Most firms that claim to be carbon neutral do so by offsetting their pollution. They buy parts of forests somewhere, or plant trees in a place that has none. The mechanism is that a firm can compensate for their polluting activities in one place by buying or doing something else that is environmentally positive. The claim to be carbon neutral not because they have eliminated pollution but because they have found another business or process that has. Offsets are a complex issue. Not covered by legislation, they exist in a voluntary market. Firms are not obligated by law to become carbon neutral; they only do it as a way of increasing their marketing opportunity in the "green space".

In some extreme case, it could be possible that a company is increasing its carbon emissions but because they are able to buy offsets, the firm can remain 'carbon neutral'. The benefit to the environment is zero, or worse more damaging. The voluntary market places no controls over how a firm uses offsets, only that the amount of offsets compensates for the emissions the firm releases into the atmosphere.

Offsets exist on a global market exchange where it is possible for a small printing business in Australia to buy offsets that have been created in any other part of the world.
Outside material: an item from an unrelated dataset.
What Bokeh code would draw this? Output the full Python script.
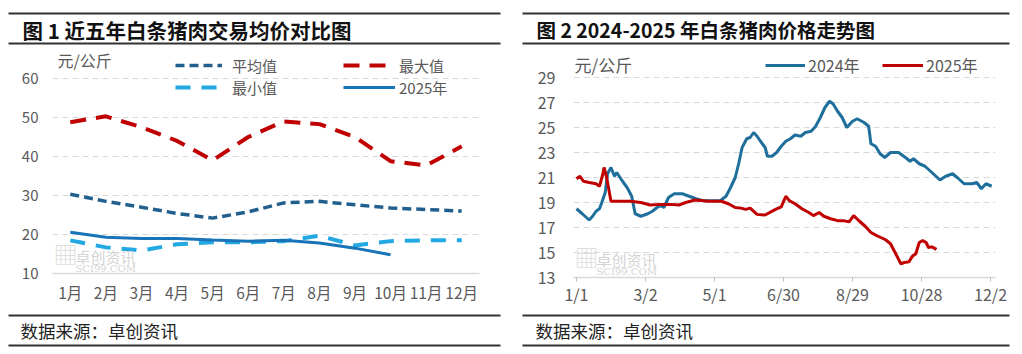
from bokeh.plotting import figure
from bokeh.models import (Range1d, FactorRange, FixedTicker, Legend, LegendItem, Label)
from bokeh.layouts import row, column
from bokeh.embed import file_html
from bokeh.resources import INLINE
from bokeh.core.properties import value

FONT = "Noto Sans CJK SC"

# ---------------- data: chart 1 ----------------
months = ["1月", "2月", "3月", "4月", "5月", "6月", "7月", "8月", "9月", "10月", "11月", "12月"]
avg_vals = [30.3, 28.5, 27.0, 25.4, 24.2, 25.8, 28.1, 28.5, 27.6, 26.8, 26.4, 26.0]
max_vals = [48.8, 50.3, 47.5, 44.0, 39.0, 45.0, 49.0, 48.3, 45.0, 38.8, 37.7, 42.6]
min_vals = [18.5, 16.7, 15.9, 17.5, 18.0, 18.0, 18.3, 19.7, 17.2, 18.3, 18.5, 18.5]
y2025_vals = [20.6, 19.3, 19.0, 19.0, 18.6, 18.3, 18.5, 17.8, 16.5, 14.8]
y1_ticks = [10, 20, 30, 40, 50, 60]

# ---------------- data: chart 2 (day offset from 1/1, price) ----------------
day24 = [0, 5, 11, 14, 17, 20, 22, 25, 27, 30, 33, 35, 40, 44, 48, 51, 56, 62, 66, 70,
         73, 76, 80, 85, 92, 98, 104, 110, 118, 125, 130, 134, 138, 141, 144, 148, 151,
         154, 157, 160, 164, 166, 170, 174, 178, 182, 186, 190, 195, 199, 204, 208, 212,
         216, 220, 223, 227, 231, 235, 240, 244, 250, 254, 256, 260, 264, 268, 273, 280,
         286, 290, 293, 298, 303, 309, 316, 321, 327, 331, 337, 344, 348, 352, 356, 361]
val24 = [18.5, 18.1, 17.6, 17.9, 18.3, 18.5, 19.0, 19.8, 21.3, 21.8, 21.1, 21.4, 20.7,
         20.2, 19.5, 18.1, 17.9, 18.1, 18.3, 18.6, 18.75, 18.6, 19.4, 19.7, 19.7, 19.5,
         19.3, 19.15, 19.15, 19.15, 19.5, 20.2, 21.0, 22.1, 23.4, 24.1, 24.2, 24.6, 24.3,
         23.9, 23.4, 22.7, 22.7, 23.0, 23.5, 23.9, 24.1, 24.4, 24.3, 24.6, 24.7, 25.1,
         25.8, 26.6, 27.1, 26.9, 26.3, 25.8, 25.0, 25.5, 25.7, 25.4, 25.1, 23.7, 23.5,
         22.9, 22.6, 23.0, 23.0, 22.6, 22.3, 22.5, 22.1, 21.9, 21.4, 20.8, 21.1, 21.3,
         21.0, 20.5, 20.5, 20.6, 20.1, 20.5, 20.3]
day25 = [0, 3, 6, 11, 17, 20, 23, 24, 26, 28, 30, 38, 47, 56, 64, 73, 82, 89, 95, 103,
         115, 126, 132, 138, 143, 147, 151, 157, 164, 173, 178, 182, 185, 190, 196, 202,
         206, 211, 215, 221, 227, 232, 237, 241, 246, 251, 256, 261, 267, 269, 273, 277,
         282, 285, 289, 292, 295, 298, 301, 304, 306, 309, 313]
val25 = [20.9, 21.1, 20.7, 20.6, 20.5, 20.3, 21.3, 21.8, 21.1, 20.1, 19.1, 19.1, 19.1,
         19.0, 18.8, 18.85, 18.85, 18.8, 19.0, 19.2, 19.1, 19.1, 18.9, 18.6, 18.55, 18.45,
         18.55, 18.05, 18.0, 18.45, 18.65, 19.5, 19.15, 18.9, 18.5, 18.2, 17.95, 18.2,
         17.9, 17.7, 17.55, 17.55, 17.45, 17.95, 17.5, 17.1, 16.6, 16.35, 16.1, 16.0,
         15.7, 15.0, 14.1, 14.2, 14.25, 14.7, 14.9, 15.8, 15.95, 15.8, 15.4, 15.45, 15.25]
tick_days = [0, 60, 120, 180, 240, 300, 360]
tick_labels = ["1/1", "3/2", "5/1", "6/30", "8/29", "10/28", "12/2"]
y2_ticks = [13, 15, 17, 19, 21, 23, 25, 27, 29]

titles = ["图 1 近五年白条猪肉交易均价对比图", "图 2 2024-2025 年白条猪肉价格走势图"]
source_text = "数据来源：卓创资讯"
unit_text = "元/公斤"
wm_cn = "卓创资讯"
wm_en = "SCI99.COM"

W = 511
HEAD_H = 47


def no_align(f):
    try:
        f.frame_align = False
    except Exception:
        pass


def deco_fig(h):
    f = figure(width=W, height=h, x_range=Range1d(0, W), y_range=Range1d(h, 0),
               toolbar_location=None, output_backend="svg", min_border=0,
               min_border_left=0, min_border_right=0, min_border_top=0, min_border_bottom=0,
               x_axis_location=None, y_axis_location=None, outline_line_color=None,
               border_fill_color="white", background_fill_color="white")
    f.grid.visible = False
    no_align(f)
    return f


def header(title, x0, x1, tx, fsize):
    f = deco_fig(HEAD_H)
    f.segment(x0=[x0, x0], y0=[13, 43], x1=[x1, x1], y1=[13, 43],
              line_color="#333333", line_width=2)
    f.text(x=[tx], y=[29], text=[title], text_font=value(FONT), text_font_style="bold",
           text_font_size=fsize, text_baseline="middle", text_color="#111111")
    return f


def footer(h, ya, yb, x0, x1, tx):
    f = deco_fig(h)
    f.segment(x0=[x0, x0], y0=[ya, yb], x1=[x1, x1], y1=[ya, yb],
              line_color="#333333", line_width=2)
    f.text(x=[tx], y=[(ya + yb) / 2], text=[source_text], text_font=value(FONT),
           text_font_size="17.5px", text_baseline="middle", text_color="#222222")
    return f


def style_main(p, yticks, ysize):
    p.outline_line_color = None
    p.xgrid.visible = False
    p.ygrid.grid_line_color = "#d9d9d9"
    p.ygrid.grid_line_dash = "6 4"
    p.ygrid.grid_line_width = 1
    p.yaxis.ticker = FixedTicker(ticks=yticks)
    p.yaxis.axis_line_color = None
    p.yaxis.major_tick_line_color = None
    p.yaxis.major_tick_out = 0
    p.yaxis.minor_tick_line_color = None
    p.yaxis.major_label_text_font = FONT
    p.yaxis.major_label_text_font_size = ysize
    p.yaxis.major_label_text_color = "#595959"
    p.xaxis.axis_line_color = "#d9d9d9"
    p.xaxis.axis_line_width = 1.5
    p.xaxis.minor_tick_line_color = None
    p.xaxis.minor_tick_out = 0
    p.xaxis.major_label_text_font = FONT
    p.xaxis.major_label_text_color = "#595959"
    no_align(p)


def watermark(p, dx, ycn):
    p.add_layout(Label(x=dx, y=ycn - 14, x_units="screen", y_units="screen", text="▦",
                       text_font=FONT, text_font_size="24px", text_color="#dedede",
                       text_baseline="bottom"))
    p.add_layout(Label(x=dx + 22, y=ycn, x_units="screen", y_units="screen", text=wm_cn,
                       text_font=FONT, text_font_size="15px", text_color="#d4d4d4",
                       text_baseline="middle"))
    p.add_layout(Label(x=dx + 22, y=ycn - 12, x_units="screen", y_units="screen",
                       text=wm_en, text_font="DejaVu Serif", text_font_size="10px",
                       text_color="#d4d4d4", text_baseline="middle"))


def one_legend(label, renderer, vx, vy, gw, standoff, fsize="15px"):
    return Legend(items=[LegendItem(label=label, renderers=[renderer])], location=(vx, vy),
                  orientation="vertical", padding=0, margin=0, spacing=0, glyph_width=gw,
                  glyph_height=18, label_height=18, label_standoff=standoff,
                  label_text_font=FONT, label_text_font_size=fsize,
                  label_text_color="#595959", border_line_color=None,
                  background_fill_alpha=0)


# ---------------- chart 1 ----------------
MAIN_H1 = 259
p1 = figure(width=W, height=MAIN_H1, x_range=FactorRange(factors=months),
            y_range=Range1d(10, 10 + 223 / 3.9), toolbar_location=None,
            output_backend="svg", min_border_left=52, min_border_right=32,
            min_border_top=3, min_border_bottom=33, border_fill_color="white")
style_main(p1, y1_ticks, "15px")
p1.xaxis.major_tick_line_color = None
p1.xaxis.major_tick_out = 0
p1.xaxis.major_tick_in = 0
p1.xaxis.major_label_text_font_size = "15.5px"
p1.xaxis.major_label_standoff = 7
p1.yaxis.major_label_standoff = 14

r_avg = p1.line(months, avg_vals, line_color="#215f8e", line_width=3.5, line_dash="9 5")
r_max = p1.line(months, max_vals, line_color="#c00000", line_width=4, line_dash="16 10")
r_min = p1.line(months, min_vals, line_color="#22a8e2", line_width=4, line_dash="15 11")
r_25 = p1.line(months[:len(y2025_vals)], y2025_vals, line_color="#1874b8", line_width=3)

p1.add_layout(one_legend("平均值", r_avg, 123, 197.2, 47, 10))
p1.add_layout(one_legend("最小值", r_min, 123, 175.2, 47, 10))
p1.add_layout(one_legend("最大值", r_max, 291, 197.2, 52, 4))
p1.add_layout(one_legend("2025年", r_25, 291, 175.2, 52, 4))
p1.add_layout(Label(x=5, y=214, x_units="screen", y_units="screen", text=unit_text,
                    text_font=FONT, text_font_size="16px", text_color="#595959",
                    text_baseline="middle"))
watermark(p1, 1, 17)

# ---------------- chart 2 ----------------
MAIN_H2 = 262
p2 = figure(width=W, height=MAIN_H2, x_range=Range1d(-2.6, 364.3),
            y_range=Range1d(13, 13 + 227 / 12.5), toolbar_location=None,
            output_backend="svg", min_border_left=62, min_border_right=27,
            min_border_top=3, min_border_bottom=32, border_fill_color="white")
style_main(p2, y2_ticks, "16px")
p2.xaxis.ticker = FixedTicker(ticks=tick_days)
p2.xaxis.major_label_overrides = {d: t for d, t in zip(tick_days, tick_labels)}
p2.xaxis.major_tick_line_color = "#bfbfbf"
p2.xaxis.major_tick_out = 4
p2.xaxis.major_tick_in = 0
p2.xaxis.major_label_text_font_size = "16px"
p2.xaxis.major_label_standoff = 0
p2.yaxis.major_label_standoff = 18

r24 = p2.line(day24, val24, line_color="#1f6f9c", line_width=3)
r25 = p2.line(day25, val25, line_color="#c00000", line_width=3)

p2.add_layout(one_legend("2024年", r24, 192, 200.5, 40, 3, "16px"))
p2.add_layout(one_legend("2025年", r25, 309, 200.5, 41, 3, "16px"))
p2.add_layout(Label(x=1, y=213, x_units="screen", y_units="screen", text=unit_text,
                    text_font=FONT, text_font_size="17px", text_color="#595959",
                    text_baseline="middle"))
watermark(p2, 1, 18)

# ---------------- layout ----------------
h1 = header(titles[0], 8, 500, 22, "20.5px")
h2 = header(titles[1], 11, 498, 25, "19.5px")
F1 = 354 - HEAD_H - MAIN_H1
F2 = 354 - HEAD_H - MAIN_H2
f1 = footer(F1, 315 - (HEAD_H + MAIN_H1), 345 - (HEAD_H + MAIN_H1), 8, 500, 20)
f2 = footer(F2, 315 - (HEAD_H + MAIN_H2), 345 - (HEAD_H + MAIN_H2), 11, 498, 24)

layout = row(column(h1, p1, f1, spacing=0), column(h2, p2, f2, spacing=0), spacing=0)

open("out.html", "w").write(file_html(layout, INLINE))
The ideal situation is where a firm in a country with a high standard of living buys offsets that have been created in a developing nation such as India or parts of Africa. Offsets in this example achieve two desirable outcomes. Firstly where the offsets are created from an approved project under criteria such as the Kyoto protocol, the offsets have been verified under any one of a number of mechanisms, such as the Clean Development Mechanism (CDM). This robust system was developed at the Kyoto climate summit in 1997.

The second important role played by this type of offset is the possible social and economic benefit that is played out in a poorer nation.

Claims by small firms that they are carbon neutral and the quality of the offsets the firm chooses are totally voluntary. The legal vagaries in the area can lead a firm into significant trouble if they believe the lack of legal rigor means they can take short cuts when it comes to "carbon neutral" claims.

The ACCC have made it very clear that any claims in regard to environmental certifications, in particular claims such as a firm being carbon neutral, can only be made if the management is capable of proving it.

The second issue is that firms that do make clams to be carbon neutral should publish the source of the emissions offsets, and as much as detail as possible on a full description of where the offsets are generated and about the program the offsets have been created under.